Friends recall McLouth student as caring, ‘jokester’
Cheyenne Vroman remembers Justin Johnston being a friend who looked out for people.
They were friends in middle school where he attended classes in Lansing. They had lost touch but reconnected through Facebook. They talked about getting together upon his return from Costa Rica on a Spanish Club trip at McLouth High School.
But Johnston, 16, died early Thursday morning, the victim of an overnight shooting while on the trip.
“He was my best friend,” Vroman said of their days in Lansing. “No matter what was going on in his life, he could always cheer you up.”
Vroman found out through Facebook that Johnston died while in Costa Rica.
“I was shocked,” she said. “I looked on his wall. Oh my gosh. I just started bawling.”
Vroman said Johnston always was a “jokester,” but not at another’s expense.
She recalled a time when someone purposely knocked a fellow student’s books out of her hands. Johnston was there to help pick up the books.

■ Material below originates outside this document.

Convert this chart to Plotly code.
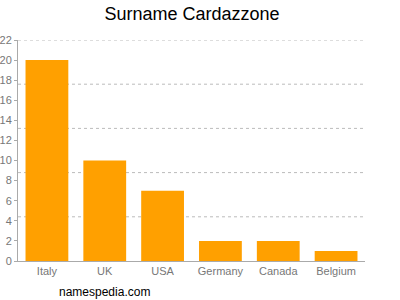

“He wasn’t afraid to stand up for what he thought was right,” Vroman said.
Mathew Horton, who was in the same class as Johnston, will be a junior in the fall at McLouth, said Johnston was one of his closest friends since seventh grade.
“It’s just indescribable what happened to him,” Horton said. “I can’t believe he’s gone.”
A prayer vigil took place Thursday evening at the McLouth United Methodist Church, which is across the street from McLouth High School.
More than 350 people attended the vigil, many writing messages on a large piece of thick paper that spanned a lengthy table near the church’s entrance.
Jeri Holwick, who competed on the school’s power lifting team with Johnston and graduated in May, referred to her teammate as a “real cool guy” who always could make her laugh.
Cameron Humerickhouse, another close friend, echoed that sentiment.
“He knew how to put a smile on everyone’s faces, even if you were his best friend or a stranger,” said Humerickhouse, who will be an MHS senior in the fall. “He’d come up and talk to you and make a joke and make your day a lot better. I’m gonna miss him a lot.”
According to a report from the Costa Rican newspaper The Nation, a guard at the hotel where the Spanish Club group was staying shot Johnston. The shooting took place at 4 a.m.
The group was staying at the La Cangreja Lodge hotel in La Fortuna de San Carlos, according to the report, and student chaperones were staying in separate rooms from the young men and women they were accompanying.
“During the night, the boys left the rooms they were checked in to, and when they returned, apparently, so as not to attract the attention of security guards, they came close to a barbed-wire fence belonging to an adjoining property, but a dog startled them when it began to bark,” the newspaper report said.
Police said the guard shot into the air, which frightened the boys even more, sending them running toward the hotel. The guard, according to the report, was frightened, thinking he was being attacked, and mistook Johnston for a thief. He shot, fatally wounding Johnston.
It was reported that the weapon, a .22 caliber pistol, was not registered. The security guard, who was identified as a 34-year-old man by the last name of Guevara, has been detained, Costa Rican police said, and the shooting is still under investigation.
In addition, the school district continues to investigate the circumstances surrounding the incident.
District officials are working with the United States Embassy in Costa Rica and the U.S. State Department to gather accurate information as it becomes available.
The trip to Costa Rica was the first for the Spanish Club and its sponsors. The students on the trip are in Spanish 3 and Spanish 4 classes at the school.
The trip was arranged through EF Educational Tours based in Cambridge, Mass.
No other students were injured.
The group arrived Monday for the nine-day trip, but returned safely Friday evening, the district announced in a release Saturday. Counselors were made available to the students and staff upon their return.